Adieu Bonaparte (1985), avec Patrice Chéreau et Michel Piccoli, ouvre la voie à une tradition de coproductions franco-égyptiennes. Puis, vient Le Sixième Jour (1986), un drame avec Dalida, et un autre film autobiographique, Alexandrie encore et toujours (1990).

Patrice Chéreau dans  Adieu Bonaparte (1985) 

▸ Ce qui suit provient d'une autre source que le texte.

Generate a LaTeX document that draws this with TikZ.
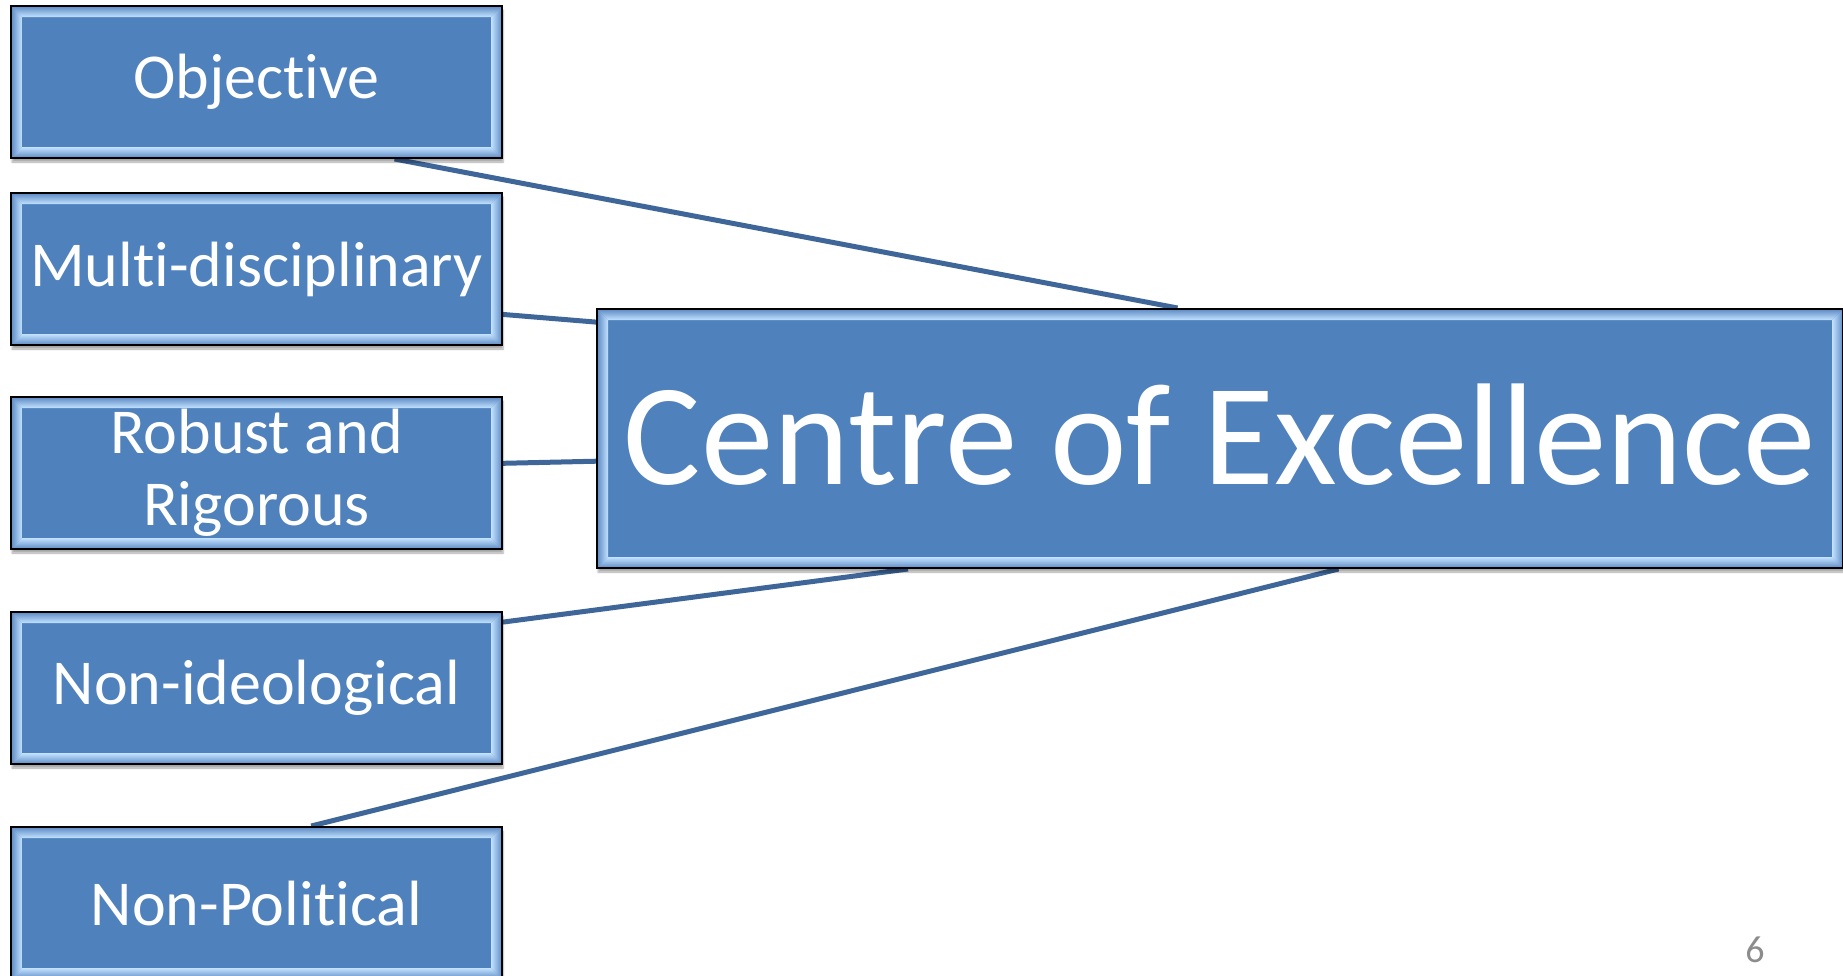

Le divertissement de combat
L’engagement, le péplum pharaonique et les arts de spectacle (chant et danse) sont réunis dans L’Émigré (1994), film inspiré du récit biblique de Joseph et ses frères. Accusé de profanation de figures sacrées, Chahine connaît la foudre des fondamentalistes musulmans et chrétiens, qu’il arrive ironiquement à réunir contre lui. Face à cet intégrisme religieux rampant des années 1990, Chahine se réfugie auprès de la figure d’Averroès, dans Le Destin (1997), qui rencontre un très bon accueil de la critique lui valant le prix du 50ème anniversaire du Festival de Cannes. Dans L’Autre (1999), le cinéaste met à l’honneur l’intellectuel de renom Édouard Saïd pour pointer du doigt les conséquences d’une mondialisation sauvage. Il revient à un registre plus léger de "pure" comédie musicale avec Silence... on tourne (2001) et Alexandrie... New York (2004) à contenu autobiographique. Il finit sa carrière avec un drame, Le Chaos (2007), où il met en scène la révolte du peuple contre le pouvoir ; film que certains en Égypte qualifieront de prophétique.


LA RETROSPECTIVE
Une importante campagne de sauvegarde des films de Youssef Chahine, menée par plusieurs institutions françaises et internationales a rendu possible cet hommage, fait en deux périodes, du 14 au 25 novembre 2018 puis en mars 2019.
Par ailleurs, 12 films de Youssef Chahine en version restaurée ressortent en salle à partir du 14 novembre.